The unrobustness issue in machine learning refers to the phenomenon where a model is highly sensitive to small perturbations in the input data, such as adding typos or converting text to uppercase. Even minor changes in the input can lead to significant changes in the models predictions, resulting in reduced reliability and robustness of the model’s performance.
Causes of Unrobustness Against Text Perturbations#
Several factors can contribute to the unrobustness of machine learning models against small text perturbations:
Lack of Robust Training Data: If the training data used to train the model does not include diverse variations such as typos, spelling mistakes, or different letter cases (upper, lower case), the model may not learn to well generalize such perturbations. Insufficient exposure to these variations can result in unrobust behavior when faced with similar perturbations in real-world data.
Overreliance on Spurious Correlations: Models that rely heavily on superficial features or spurious correlations in the data may exhibit unrobust behavior. For example, if a model assigns significant importance to the presence of specific words or word combinations, minor perturbations that change the occurrence or order of these words can lead to drastically different predictions.
Lack of Regularization: Insufficient use of regularization techniques during model training can contribute to unrobustness. Regularization methods such as dropout or weight decay can help prevent overfitting and encourage the model to focus on more robust and generalizable features.
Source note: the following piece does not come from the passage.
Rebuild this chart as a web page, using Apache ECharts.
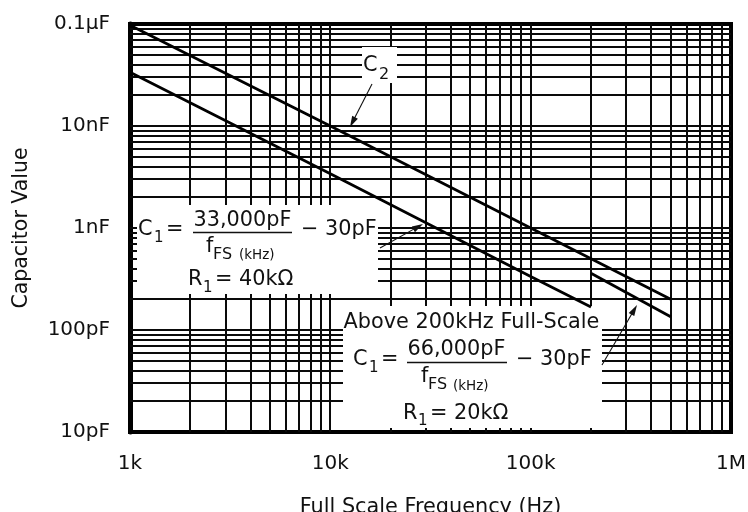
<!DOCTYPE html>
<html><head><meta charset="utf-8">
<script src="https://cdn.jsdelivr.net/npm/echarts@6/dist/echarts.min.js"></script>
<style>html,body{margin:0;padding:0;background:#fff}#c{width:748px;height:512px}</style>
</head><body><div id="c"></div>
<script>
// ---- data ----
const xTickValues = [1000, 10000, 100000, 1000000];
const xTickLabels = ['1k', '10k', '100k', '1M'];
const yTickValues = [10, 100, 1000, 10000, 100000];
const yTickLabels = ['10pF', '100pF', '1nF', '10nF', '0.1µF'];
const gridMultipliers = [1, 2, 3, 4, 5, 6, 7, 8, 9];
const xDecades = [1000, 10000, 100000];
const yDecades = [10, 100, 1000, 10000];

// C2 (upper line)
const c2Freq = [1000, 10000, 100000, 500000];
const c2Value = [97000, 10000, 1000, 200];
// C1, R1 = 40k (lower line up to 200kHz)
const c1Freq = [1000, 10000, 100000, 200000];
const c1Value = [33600, 3400, 335, 168];
// C1, R1 = 20k (above 200kHz)
const c1HiFreq = [200000, 500000];
const c1HiValue = [360, 135];

// ---- helpers ----
const FONT = '"DejaVu Sans"';
const TXT = '#111';
const FS_MAIN = 20.8;
function zip(a, b) { return a.map((v, i) => [v, b[i]]); }
function labelFor(vals, labels) {
  return function (v) {
    const i = vals.findIndex(t => Math.abs(Math.log10(t) - Math.log10(v)) < 1e-6);
    return i >= 0 ? labels[i] : '';
  };
}
const xMin = xTickValues[0], xMax = xTickValues[xTickValues.length - 1];
const yMin = yTickValues[0], yMax = yTickValues[yTickValues.length - 1];
const vGrid = [], hGrid = [];
xDecades.forEach(d => gridMultipliers.forEach(m => { const v = d * m; if (v > xMin && v < xMax) vGrid.push([v, yMin]); }));
yDecades.forEach(d => gridMultipliers.forEach(m => { const v = d * m; if (v > yMin && v < yMax) hGrid.push([xMin, v]); }));

function T(x, y, text, size, align) {
  return { type: 'text', z: 10, silent: true,
    style: { x: x, y: y, text: text, font: size + 'px ' + FONT, fill: TXT, align: align || 'left', verticalAlign: 'middle' } };
}
function rect(x, y, w, h) {
  return { type: 'rect', z: 3, silent: true, shape: { x: x, y: y, width: w, height: h }, style: { fill: '#fff' } };
}
function bar(x1, x2, y) {
  return { type: 'line', z: 10, silent: true, shape: { x1: x1, y1: y, x2: x2, y2: y }, style: { stroke: TXT, lineWidth: 1.6 } };
}
function arrow(sx, sy, tx, ty) {
  const dx = tx - sx, dy = ty - sy, L = Math.hypot(dx, dy);
  const ux = dx / L, uy = dy / L, nx = -uy, ny = ux;
  const hl = 11, hw = 3.2;
  const bx = tx - ux * hl, by = ty - uy * hl;
  return [
    { type: 'line', z: 10, silent: true, shape: { x1: sx, y1: sy, x2: bx + ux * 2, y2: by + uy * 2 }, style: { stroke: '#111', lineWidth: 1.1 } },
    { type: 'polygon', z: 10, silent: true, shape: { points: [[tx, ty], [bx + nx * hw, by + ny * hw], [bx - nx * hw, by - ny * hw]] }, style: { fill: '#111' } }
  ];
}

const elements = [
  rect(137, 205, 241, 89),
  rect(343, 306, 259, 122),
  rect(362, 47, 35, 36),
  // C2 label
  T(363, 65.5, 'C', FS_MAIN), T(379, 75, '2', 16),
  // box 1
  T(138, 230, 'C', FS_MAIN), T(154, 238, '1', 15), T(166, 230, '=', FS_MAIN),
  T(242.5, 220.5, '33,000pF', FS_MAIN, 'center'), bar(193, 292, 232.5),
  T(301, 230, '\u2212 30pF', FS_MAIN),
  T(206, 246.5, 'f', FS_MAIN), T(213, 254.5, 'FS', 16), T(239, 255.5, '(kHz)', 13.5),
  T(188, 280, 'R', FS_MAIN), T(203, 288, '1', 15), T(215, 280, '= 40k\u03A9', FS_MAIN),
  // box 2
  T(471.5, 322.5, 'Above 200kHz Full-Scale', FS_MAIN, 'center'),
  T(353, 360, 'C', FS_MAIN), T(369, 368, '1', 15), T(381, 360, '=', FS_MAIN),
  T(456.5, 349.5, '66,000pF', FS_MAIN, 'center'), bar(407, 507, 362.5),
  T(516, 360, '\u2212 30pF', FS_MAIN),
  T(421, 377, 'f', FS_MAIN), T(428, 385, 'FS', 16), T(453, 386, '(kHz)', 13.5),
  T(403, 413.5, 'R', FS_MAIN), T(418, 421, '1', 15), T(430, 413.5, '= 20k\u03A9', FS_MAIN)
].concat(arrow(372, 84, 350, 127), arrow(380, 248, 423, 224), arrow(602, 365, 637, 305));

function gridRender(vertical) {
  return function (params, api) {
    let p1, p2;
    if (vertical) {
      const v = api.value(0);
      p1 = api.coord([v, yMin]); p2 = api.coord([v, yMax]);
      const x = Math.round(p1[0]);
      return { type: 'line', shape: { x1: x, y1: p1[1], x2: x, y2: p2[1] }, style: { stroke: '#0a0a0a', lineWidth: 2 } };
    } else {
      const v = api.value(1);
      p1 = api.coord([xMin, v]); p2 = api.coord([xMax, v]);
      const y = Math.round(p1[1]);
      return { type: 'line', shape: { x1: p1[0], y1: y, x2: p2[0], y2: y }, style: { stroke: '#0a0a0a', lineWidth: 2 } };
    }
  };
}

const chart = echarts.init(document.getElementById('c'), null, { renderer: 'canvas' });
const axisCommon = {
  type: 'log', logBase: 10,
  nameLocation: 'middle',
  nameTextStyle: { fontFamily: FONT, fontSize: FS_MAIN, color: TXT },
  axisTick: { show: false },
  splitLine: { show: false },
  minorTick: { show: false }, minorSplitLine: { show: false }
};
chart.setOption({
  animation: false,
  backgroundColor: '#fff',
  grid: { left: 130, right: 17, top: 24, bottom: 80, containLabel: false, outerBoundsMode: 'none',
    show: true, borderColor: '#000', borderWidth: 4, backgroundColor: 'transparent' },
  xAxis: Object.assign({}, axisCommon, {
    min: xMin, max: xMax,
    name: 'Full Scale Frequency (Hz)', nameGap: 65,
    axisLine: { show: true, lineStyle: { color: '#000', width: 4 } },
    axisLabel: { margin: 22, fontFamily: FONT, fontSize: 20, color: TXT, formatter: labelFor(xTickValues, xTickLabels) }
  }),
  yAxis: Object.assign({}, axisCommon, {
    min: yMin, max: yMax,
    name: 'Capacitor Value', nameGap: 98, nameTextStyle: { fontFamily: FONT, fontSize: 20.5, color: TXT },
    axisLine: { show: true, lineStyle: { color: '#000', width: 5 } },
    axisLabel: { margin: 20, fontFamily: FONT, fontSize: 20, color: TXT, formatter: labelFor(yTickValues, yTickLabels) }
  }),
  graphic: { elements: elements },
  series: [
    { type: 'custom', z: 1, silent: true, data: vGrid, encode: { x: 0, y: 1 }, renderItem: gridRender(true) },
    { type: 'custom', z: 1, silent: true, data: hGrid, encode: { x: 0, y: 1 }, renderItem: gridRender(false) },
    { type: 'line', z: 5, silent: true, data: zip(c2Freq, c2Value), symbol: 'none', lineStyle: { color: '#000', width: 2.8 } },
    { type: 'line', z: 5, silent: true, data: zip(c1Freq, c1Value), symbol: 'none', lineStyle: { color: '#000', width: 2.8 } },
    { type: 'line', z: 5, silent: true, data: zip(c1HiFreq, c1HiValue), symbol: 'none', lineStyle: { color: '#000', width: 2.8 } }
  ]
});
</script></body></html>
Without proper regularization, the model may become overly sensitive to small perturbations.
Model Complexity: Complex models, such as deep neural networks for example, may be prone to unrobust behavior due to their large number of parameters and non-linear decision boundaries. These models can easily overfit to the training data, making them sensitive to minor changes in the input which can lead to unrobust predictions.
Addressing the Unrobustness Issue#
To mitigate the problem of unrobustness in machine learning models against small text perturbations, several approaches can be employed:
Data Augmentation: Augmenting the training data with diverse variations including different typos, misspellings, and letter cases can help the model learn to be more robust. By exposing the model to a wider range of text variations during training, it becomes less sensitive to small perturbations in the input.
Adversarial Training: Adversarial training involves generating perturbed examples during model training to simulate potential real-world variations. By training the model on both clean and perturbed examples, it learns to be more robust against small text perturbations and improves its generalization capabilities.
Regularization Techniques: Applying regularization techniques such as dropout or weight decay can help prevent overfitting, and encourage the model to focus on more robust features. Regularization helps the model capture more general patterns in the data, reducing its sensitivity to small perturbations.
Robust Evaluation Metrics: Use evaluation metrics that account for robustness against text perturbations, such as robust accuracy or robust precision-recall. These metrics consider the model’s performance under various perturbations, providing a more comprehensive assessment of its robustness.
By addressing the causes of unrobustness and incorporating appropriate data augmentation, regularization, and defense techniques, machine learning models can become more resilient and robust against small text perturbations, improving their real-world reliability and performance.